• [Stated exercise]: Quote every line below exactly and skip any picture.

• [Given records]:
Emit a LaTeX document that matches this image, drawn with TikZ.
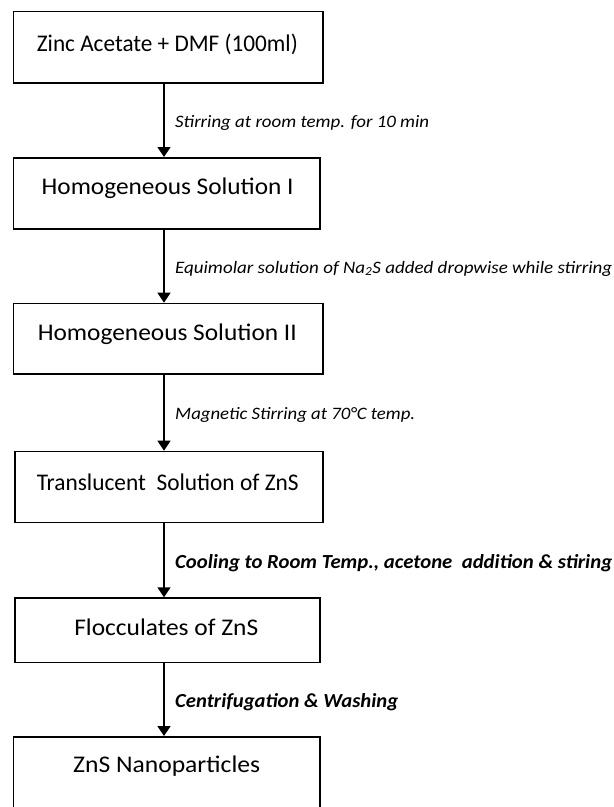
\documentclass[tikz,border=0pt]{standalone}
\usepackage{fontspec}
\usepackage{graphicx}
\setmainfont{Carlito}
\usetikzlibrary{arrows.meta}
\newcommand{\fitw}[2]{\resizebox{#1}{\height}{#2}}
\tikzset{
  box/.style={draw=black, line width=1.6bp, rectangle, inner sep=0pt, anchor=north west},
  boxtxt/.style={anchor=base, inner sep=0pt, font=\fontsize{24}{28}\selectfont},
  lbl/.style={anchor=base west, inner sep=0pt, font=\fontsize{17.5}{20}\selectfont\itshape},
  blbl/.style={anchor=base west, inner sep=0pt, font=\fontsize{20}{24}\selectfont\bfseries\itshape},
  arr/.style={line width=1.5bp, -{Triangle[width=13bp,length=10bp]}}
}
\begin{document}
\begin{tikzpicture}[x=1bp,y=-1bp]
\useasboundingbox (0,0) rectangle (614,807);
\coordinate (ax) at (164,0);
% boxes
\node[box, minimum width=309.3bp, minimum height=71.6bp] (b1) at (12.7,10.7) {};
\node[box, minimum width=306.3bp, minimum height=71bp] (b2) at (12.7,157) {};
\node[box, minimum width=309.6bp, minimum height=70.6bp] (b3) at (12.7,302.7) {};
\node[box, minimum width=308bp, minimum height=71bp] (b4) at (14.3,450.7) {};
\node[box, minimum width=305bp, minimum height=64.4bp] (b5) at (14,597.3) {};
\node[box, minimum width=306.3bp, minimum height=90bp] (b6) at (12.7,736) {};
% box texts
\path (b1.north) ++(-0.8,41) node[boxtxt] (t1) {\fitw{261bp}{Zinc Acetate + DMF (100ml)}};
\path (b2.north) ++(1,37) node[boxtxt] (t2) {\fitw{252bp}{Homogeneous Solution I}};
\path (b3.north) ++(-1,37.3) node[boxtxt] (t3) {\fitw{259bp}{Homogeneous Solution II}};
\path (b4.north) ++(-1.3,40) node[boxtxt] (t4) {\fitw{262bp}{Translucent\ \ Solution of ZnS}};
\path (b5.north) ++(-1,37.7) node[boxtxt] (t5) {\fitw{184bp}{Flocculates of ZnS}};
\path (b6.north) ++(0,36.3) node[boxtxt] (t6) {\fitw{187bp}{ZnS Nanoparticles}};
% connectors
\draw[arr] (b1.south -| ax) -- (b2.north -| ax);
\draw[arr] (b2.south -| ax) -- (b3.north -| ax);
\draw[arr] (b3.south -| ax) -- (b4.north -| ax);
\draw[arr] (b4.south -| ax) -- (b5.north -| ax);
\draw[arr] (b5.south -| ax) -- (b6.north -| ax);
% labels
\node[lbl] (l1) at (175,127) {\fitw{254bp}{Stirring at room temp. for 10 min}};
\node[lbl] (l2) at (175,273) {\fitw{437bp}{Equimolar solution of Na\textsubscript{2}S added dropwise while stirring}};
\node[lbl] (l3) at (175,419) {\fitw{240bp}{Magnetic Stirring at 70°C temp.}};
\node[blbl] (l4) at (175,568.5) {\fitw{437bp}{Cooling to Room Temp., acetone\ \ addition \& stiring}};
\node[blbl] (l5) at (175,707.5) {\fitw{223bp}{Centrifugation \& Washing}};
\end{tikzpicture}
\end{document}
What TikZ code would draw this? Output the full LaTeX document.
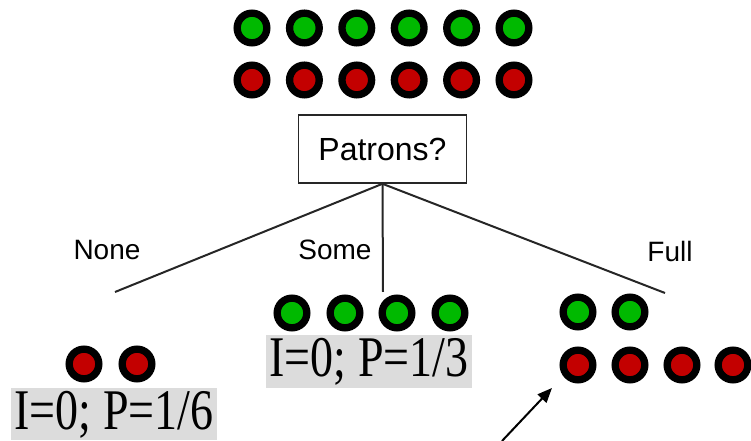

• [Complete answer]:
Emit a LaTeX document that matches this image, drawn with TikZ.
\documentclass[tikz,border=0pt]{standalone}
\usepackage{fontspec}
\usepackage{graphicx}
\setmainfont{Carlito}
\usetikzlibrary{arrows.meta}
\newcommand{\fitw}[2]{\resizebox{#1}{\height}{#2}}
\tikzset{
  box/.style={draw=black, line width=1.6bp, rectangle, inner sep=0pt, anchor=north west},
  boxtxt/.style={anchor=base, inner sep=0pt, font=\fontsize{24}{28}\selectfont},
  lbl/.style={anchor=base west, inner sep=0pt, font=\fontsize{17.5}{20}\selectfont\itshape},
  blbl/.style={anchor=base west, inner sep=0pt, font=\fontsize{20}{24}\selectfont\bfseries\itshape},
  arr/.style={line width=1.5bp, -{Triangle[width=13bp,length=10bp]}}
}
\begin{document}
\begin{tikzpicture}[x=1bp,y=-1bp]
\useasboundingbox (0,0) rectangle (614,807);
\coordinate (ax) at (164,0);
% boxes
\node[box, minimum width=309.3bp, minimum height=71.6bp] (b1) at (12.7,10.7) {};
\node[box, minimum width=306.3bp, minimum height=71bp] (b2) at (12.7,157) {};
\node[box, minimum width=309.6bp, minimum height=70.6bp] (b3) at (12.7,302.7) {};
\node[box, minimum width=308bp, minimum height=71bp] (b4) at (14.3,450.7) {};
\node[box, minimum width=305bp, minimum height=64.4bp] (b5) at (14,597.3) {};
\node[box, minimum width=306.3bp, minimum height=90bp] (b6) at (12.7,736) {};
% box texts
\path (b1.north) ++(-0.8,41) node[boxtxt] (t1) {\fitw{261bp}{Zinc Acetate + DMF (100ml)}};
\path (b2.north) ++(1,37) node[boxtxt] (t2) {\fitw{252bp}{Homogeneous Solution I}};
\path (b3.north) ++(-1,37.3) node[boxtxt] (t3) {\fitw{259bp}{Homogeneous Solution II}};
\path (b4.north) ++(-1.3,40) node[boxtxt] (t4) {\fitw{262bp}{Translucent\ \ Solution of ZnS}};
\path (b5.north) ++(-1,37.7) node[boxtxt] (t5) {\fitw{184bp}{Flocculates of ZnS}};
\path (b6.north) ++(0,36.3) node[boxtxt] (t6) {\fitw{187bp}{ZnS Nanoparticles}};
% connectors
\draw[arr] (b1.south -| ax) -- (b2.north -| ax);
\draw[arr] (b2.south -| ax) -- (b3.north -| ax);
\draw[arr] (b3.south -| ax) -- (b4.north -| ax);
\draw[arr] (b4.south -| ax) -- (b5.north -| ax);
\draw[arr] (b5.south -| ax) -- (b6.north -| ax);
% labels
\node[lbl] (l1) at (175,127) {\fitw{254bp}{Stirring at room temp. for 10 min}};
\node[lbl] (l2) at (175,273) {\fitw{437bp}{Equimolar solution of Na\textsubscript{2}S added dropwise while stirring}};
\node[lbl] (l3) at (175,419) {\fitw{240bp}{Magnetic Stirring at 70°C temp.}};
\node[blbl] (l4) at (175,568.5) {\fitw{437bp}{Cooling to Room Temp., acetone\ \ addition \& stiring}};
\node[blbl] (l5) at (175,707.5) {\fitw{223bp}{Centrifugation \& Washing}};
\end{tikzpicture}
\end{document}
What TikZ code would draw this? Output the full LaTeX document.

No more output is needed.